Rafe: Start with the number of states in the United States of America (50).
Add a dozen. (Now they are thinking 62.)
Subtract the number of Supreme Court justices. (The kids subtract 9 to get 53.)
Add the number of weeks in a fortnight. (There are 2—now the kids have 55.)
Divide by 11 and show me your answer.
All the students will hold up a 5. It is amazing how well the kids retain an astonishing amount of information.
Rafe: Start with the number of pints in a gallon (8).
Add the number of innings in a baseball game (17).
Multiply by the number of millimeters in a centimeter (170).
Subtract the total number of U.S. senators (70).
Subtract a half dozen (64).
Show me the square root.
Like lightning, the 8s appear.
By the end of the year, my students know their metrics, fractions, and all sorts of numbers that help us remember facts from science, history, and literature. This simple little game gets the kids warmed up, happy, and energized. By the time we are ready to focus on the skill of the day, all of them are ready to do good work.

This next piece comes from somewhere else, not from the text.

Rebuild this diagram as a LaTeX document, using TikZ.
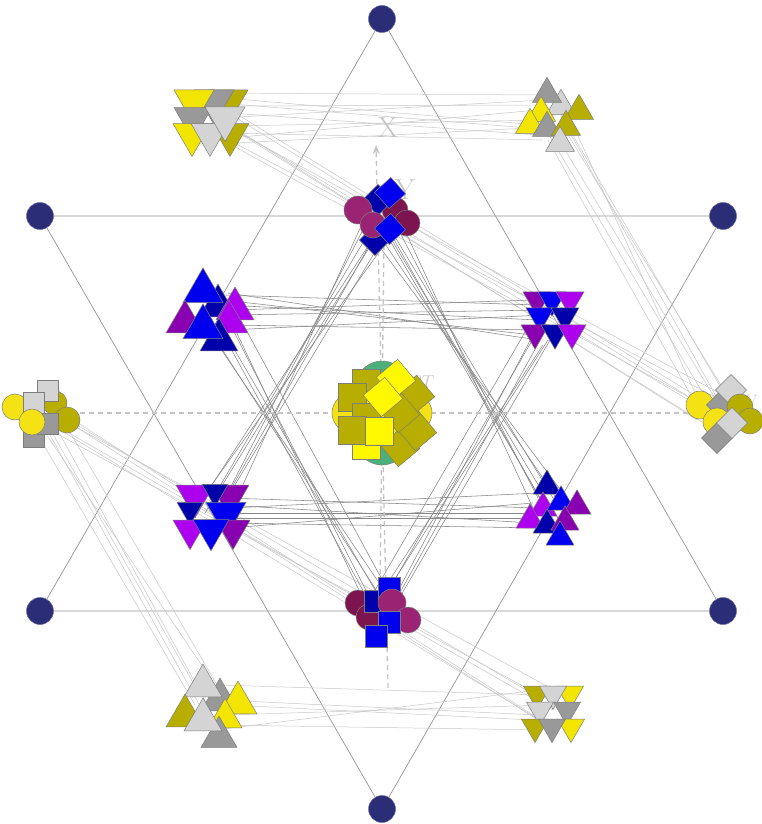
\documentclass[tikz,border=0pt]{standalone}
\usetikzlibrary{calc,arrows.meta}
\definecolor{navy}{RGB}{43,46,118}
\definecolor{yel}{RGB}{242,230,0}
\definecolor{yelc}{RGB}{245,226,20}
\definecolor{yels}{RGB}{255,248,0}
\definecolor{olive}{RGB}{184,174,0}
\definecolor{gry}{RGB}{153,153,153}
\definecolor{lgry}{RGB}{212,212,212}
\definecolor{blu}{RGB}{0,0,238}
\definecolor{dblu}{RGB}{0,0,170}
\definecolor{vio}{RGB}{172,0,238}
\definecolor{dvio}{RGB}{136,0,176}
\definecolor{maro}{RGB}{125,20,80}
\definecolor{purp}{RGB}{155,35,115}
\definecolor{grn}{RGB}{76,176,122}
\definecolor{edgec}{RGB}{125,125,125}
\definecolor{hexc}{RGB}{150,150,150}
\definecolor{lconnc}{RGB}{200,200,200}
\definecolor{dconnc}{RGB}{135,135,135}
\definecolor{axc}{RGB}{196,196,196}
\definecolor{labc}{RGB}{196,196,200}
\newcommand\shUT[4]{\filldraw[shp,fill=#1] (#2,{#3-0.57735*#4}) -- ({#2-0.5*#4},{#3+0.288675*#4}) -- ({#2+0.5*#4},{#3+0.288675*#4}) -- cycle;}
\newcommand\shDT[4]{\filldraw[shp,fill=#1] (#2,{#3+0.57735*#4}) -- ({#2-0.5*#4},{#3-0.288675*#4}) -- ({#2+0.5*#4},{#3-0.288675*#4}) -- cycle;}
\newcommand\shCI[4]{\filldraw[shp,fill=#1] (#2,#3) circle[radius=#4];}
\newcommand\shSQ[5]{\filldraw[shp,fill=#1,rotate around={#5:(#2,#3)}] ({#2-0.5*#4},{#3-0.5*#4}) rectangle ({#2+0.5*#4},{#3+0.5*#4});}
\begin{document}
\begin{tikzpicture}[x=1pt,y=-1pt,
  shp/.style={draw=edgec,line width=0.5pt},
  hexline/.style={draw=hexc,line width=0.7pt},
  lconn/.style={draw=lconnc,line width=0.5pt},
  dconn/.style={draw=dconnc,line width=0.55pt},
  axisline/.style={draw=axc,line width=1.3pt,dash pattern=on 5pt off 4pt},
  navydot/.style={circle,fill=navy,draw=navy!70!white,line width=0.5pt,minimum size=27pt,inner sep=0pt},
  lab/.style={text=labc,inner sep=0pt}]
\useasboundingbox (0,0) rectangle (762,824);
\fill[white] (0,0) rectangle (762,824);
% hexagram vertices
\coordinate (vT) at (382,19);
\coordinate (vB) at (382,809);
\coordinate (vUL) at (40,216);
\coordinate (vUR) at (723,216);
\coordinate (vLL) at (40,611);
\coordinate (vLR) at (723,611);
\draw[hexline] (vT) -- (vLL) -- (vLR) -- cycle;
\draw[hexline] (vB) -- (vUL) -- (vUR) -- cycle;
% cluster centres
\coordinate (TL) at (210,118);
\coordinate (TR) at (553,115);
\coordinate (TC) at (382,212);
\coordinate (LM) at (208,305);
\coordinate (RM) at (553,315);
\coordinate (L) at (40,410);
\coordinate (C) at (382,413);
\coordinate (R) at (722,410);
\coordinate (LL) at (210,513);
\coordinate (RL) at (553,508);
\coordinate (BC) at (382,612);
\coordinate (BL) at (210,705);
\coordinate (BR) at (553,710);
% light connectors
\foreach \a/\b/\c/\d in {10/-25/-10/-20, 15/-20/-15/10, 10/-12/-5/-10, 20/-5/-15/20, 10/0/-10/-15, 20/8/-5/5, 15/15/-10/25, 20/20/-15/-5, 10/-15/0/15, 25/25/-5/12}
  \draw[lconn] ($(TL)+(\a,\b)$) -- ($(TR)+(\c,\d)$);
\foreach \a/\b/\c/\d in {-10/10/-15/-10, 0/15/0/0, 10/5/10/15, -5/25/-20/5, 15/20/5/-15, 5/-5/15/5, 20/10/-10/20}
  \draw[lconn] ($(TR)+(\a,\b)$) -- ($(R)+(\c,\d)$);
\foreach \a/\b/\c/\d in {10/-10/-20/-5, 15/5/0/10, 0/15/-10/0, 20/10/10/-10, 5/0/-15/15, 25/-5/5/5, 15/20/-5/-12, 0/-5/-25/10}
  \draw[lconn] ($(TL)+(\a,\b)$) -- ($(R)+(\c,\d)$);
\foreach \a/\b/\c/\d in {5/10/-10/-10, 15/15/0/5, -5/20/-15/0, 20/5/10/-15, 10/25/-5/10, 0/15/5/-20}
  \draw[lconn] ($(L)+(\a,\b)$) -- ($(BL)+(\c,\d)$);
\foreach \a/\b/\c/\d in {20/5/-10/-10, 15/15/0/0, 25/10/-15/10, 10/20/5/-5, 20/20/-5/15, 5/0/10/-15, 10/-5/-20/5}
  \draw[lconn] ($(L)+(\a,\b)$) -- ($(BR)+(\c,\d)$);
\foreach \a/\b/\c/\d in {10/-20/-10/-15, 10/-5/-15/5, 15/10/-5/-5, 10/20/-10/20, 20/0/-20/10, 5/25/-15/-20}
  \draw[lconn] ($(BL)+(\a,\b)$) -- ($(BR)+(\c,\d)$);
% dark connectors
\foreach \a/\b/\c/\d in {15/-10/-15/-10, 15/0/-15/5, 20/10/-10/-5, 20/20/-15/15, 15/-5/-20/20, 20/25/-10/0, 25/5/-20/-15, 20/-12/-15/25}
  \draw[dconn] ($(LM)+(\a,\b)$) -- ($(RM)+(\c,\d)$);
\foreach \a/\b/\c/\d in {15/-15/-15/0, 20/-5/-15/-15, 20/5/-20/10, 15/10/-10/20, 25/0/-15/5, 20/15/-20/-5, 15/-8/-20/15}
  \draw[dconn] ($(LL)+(\a,\b)$) -- ($(RL)+(\c,\d)$);
\foreach \a/\b/\c/\d in {-10/15/0/-10, -5/20/10/-5, 0/15/-5/0, -15/10/15/-15, 5/20/5/5, -8/25/-10/-10, -20/12/20/0, 10/22/-15/-5}
  \draw[dconn] ($(TC)+(\a,\b)$) -- ($(LL)+(\c,\d)$);
\foreach \a/\b/\c/\d in {0/15/-10/-5, 10/20/0/-10, 5/15/-5/5, -5/20/10/0, 15/15/-15/-10, 8/25/5/10, 20/12/-20/0, -12/22/15/-8}
  \draw[dconn] ($(TC)+(\a,\b)$) -- ($(RL)+(\c,\d)$);
\foreach \a/\b/\c/\d in {10/20/-10/-5, 15/25/0/-10, 5/30/5/-5, 20/15/-5/0, 0/25/10/-10, 25/20/-15/-5, 30/10/15/-5}
  \draw[dconn] ($(LM)+(\a,\b)$) -- ($(BC)+(\c,\d)$);
\foreach \a/\b/\c/\d in {-10/20/10/-5, -15/15/0/-10, -5/25/-5/-5, -20/20/5/0, 0/20/15/-10, -10/30/-10/-5, -25/12/-15/-8}
  \draw[dconn] ($(RM)+(\a,\b)$) -- ($(BC)+(\c,\d)$);
% axes
\coordinate (axL) at (62,413);
\coordinate (axR) at (700,413);
\coordinate (axBot) at (388,688);
\coordinate (axTop) at (376,145);
\coordinate (axB2) at (380,592);
\coordinate (axT2) at (384,236);
\draw[axisline] (axL) -- (axR);
\draw[axisline,-{Stealth[length=9pt,width=7pt]}] (axBot) -- (axTop);
\draw[axisline] (axB2) -- (axT2);
% labels
\node[lab,font=\fontsize{29}{30}\selectfont] (labX) at (388,128) {X};
\node[lab,font=\fontsize{29}{30}\selectfont] (labY) at (405,190) {Y};
\node[lab,font=\fontsize{18}{20}\selectfont] (labT) at (423,381) {$\partial T$};
\node[lab,font=\fontsize{18}{20}\selectfont] (labV) at (751,401) {V};
% navy vertex dots
\node[navydot] (nT) at (vT) {};
\node[navydot] (nB) at (vB) {};
\node[navydot] (nUL) at (vUL) {};
\node[navydot] (nUR) at (vUR) {};
\node[navydot] (nLL) at (vLL) {};
\node[navydot] (nLR) at (vLR) {};
% ---- top-left cluster (down triangles)
\shDT{olive}{228}{101.5}{40}
\shDT{gry}{214}{101.5}{40}
\shDT{yel}{194}{101.5}{40}
\shDT{olive}{230}{134.5}{38}
\shDT{gry}{193}{118.5}{38}
\shDT{yel}{192}{134.5}{38}
\shDT{lgry}{210}{134.5}{38}
\shDT{lgry}{225}{118.5}{40}
% ---- top-right cluster (up triangles)
\shUT{lgry}{561}{106}{29}
\shUT{gry}{547}{94}{29}
\shUT{olive}{579}{111}{29}
\shUT{yel}{541}{113}{29}
\shUT{yel}{530}{125}{29}
\shUT{gry}{547}{128}{29}
\shUT{olive}{566}{127}{29}
\shUT{lgry}{560}{143}{29}
% ---- top centre cluster
\shCI{maro}{395}{210}{13}
\shCI{maro}{407}{223}{13}
\shSQ{dblu}{378}{200}{22}{45}
\shSQ{dblu}{375}{240}{22}{45}
\shCI{purp}{358}{210}{14}
\shCI{purp}{373}{225}{13}
\shSQ{blu}{390}{193}{22}{42}
\shSQ{blu}{390}{229}{22}{42}
% ---- left middle cluster (up triangles)
\shUT{dblu}{218}{306}{38}
\shUT{blu}{203}{291}{40}
\shUT{vio}{235}{309}{38}
\shUT{dvio}{185}{322}{38}
\shUT{vio}{229}{322}{38}
\shUT{dblu}{219}{340}{38}
\shUT{blu}{203}{327}{40}
% ---- right middle cluster (down triangles)
\shDT{dvio}{537}{300}{28}
\shDT{blu}{552}{300}{28}
\shDT{vio}{570}{300}{28}
\shDT{blu}{540}{316}{28}
\shDT{dblu}{565}{316}{28}
\shDT{dvio}{535}{333}{28}
\shDT{dblu}{555}{333}{28}
\shDT{vio}{572}{333}{28}
% ---- left cluster
\shCI{yelc}{15}{407}{13}
\shCI{olive}{55}{403}{12}
\shCI{olive}{67}{420}{13}
\shSQ{lgry}{48}{391}{21}{0}
\shSQ{gry}{34}{437}{21}{0}
\shSQ{gry}{48}{424}{21}{0}
\shSQ{lgry}{34}{403}{21}{0}
\shCI{yelc}{32}{422}{13}
% ---- right cluster
\shCI{yelc}{700}{405}{14}
\shSQ{gry}{722}{405}{22}{45}
\shSQ{lgry}{731}{390}{22}{45}
\shCI{olive}{740}{407}{13}
\shCI{olive}{750}{421}{13}
\shCI{yelc}{717}{422}{14}
\shSQ{gry}{717}{438}{22}{45}
\shSQ{lgry}{732}{423}{22}{45}
% ---- centre cluster
\filldraw[shp,fill=grn] (C) ellipse[x radius=36,y radius=52];
\filldraw[shp,fill=yelc] (C) ellipse[x radius=50,y radius=30];
\shSQ{olive}{366}{383}{28}{0}
\shSQ{olive}{352}{397}{28}{0}
\shSQ{olive}{366}{417}{28}{0}
\shSQ{yels}{366}{445}{28}{0}
\shSQ{olive}{352}{430}{28}{0}
\shSQ{olive}{415}{395}{28}{40}
\shSQ{olive}{400}{447}{28}{40}
\shSQ{olive}{417}{431}{28}{40}
\shSQ{olive}{400}{413}{28}{40}
\shSQ{yels}{396}{379}{28}{40}
\shSQ{yels}{383}{397}{28}{40}
\shSQ{yels}{379}{431}{28}{0}
% ---- left lower cluster (down triangles)
\shDT{dvio}{230}{496}{38}
\shDT{vio}{195}{496}{38}
\shDT{dblu}{215}{492}{26}
\shDT{dblu}{190}{510}{26}
\shDT{blu}{226}{514}{40}
\shDT{vio}{190}{530}{34}
\shDT{dvio}{233}{530}{34}
\shDT{blu}{211}{530}{36}
% ---- right lower cluster (up triangles)
\shUT{dblu}{547}{486}{28}
\shUT{vio}{543}{508}{28}
\shUT{blu}{561}{502}{28}
\shUT{dvio}{577}{506}{28}
\shUT{vio}{530}{520}{28}
\shUT{dblu}{547}{525}{28}
\shUT{dvio}{565}{522}{28}
\shUT{blu}{560}{537}{28}
% ---- bottom centre cluster
\shCI{maro}{358}{603}{13}
\shCI{maro}{369}{617}{13}
\shSQ{dblu}{375}{601}{22}{0}
\shSQ{blu}{389}{588}{22}{0}
\shCI{purp}{392}{603}{14}
\shCI{purp}{408}{620}{13}
\shSQ{blu}{389}{622}{22}{0}
\shSQ{blu}{376}{636}{22}{0}
% ---- bottom-left cluster (up triangles)
\shUT{gry}{220}{700}{38}
\shUT{lgry}{203}{686}{38}
\shUT{yel}{238}{703}{38}
\shUT{olive}{185}{716}{38}
\shUT{yel}{225}{718}{34}
\shUT{gry}{219}{737}{36}
\shUT{lgry}{203}{720}{38}
% ---- bottom-right cluster (down triangles)
\shDT{olive}{537}{694}{27}
\shDT{yel}{570}{694}{27}
\shDT{lgry}{553}{694}{27}
\shDT{lgry}{540}{710}{27}
\shDT{gry}{567}{710}{27}
\shDT{olive}{535}{727}{27}
\shDT{yel}{571}{727}{27}
\shDT{gry}{552}{727}{27}
\end{tikzpicture}
\end{document}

This game is simple to do, it takes practically no time, and the kids have a ball. Many students, in fact, like to run the game and make up their own problems for the class.
Obviously, math problems and games are only a beginning. But first things first: If kids are going to succeed in mathematics for many years, they have to develop a true love of numbers. As with reading, exceptional children find joy in numerology at all hours of the day. Math is not just something that happens at 9:30 in the morning from Monday to Friday but at any time and in any place.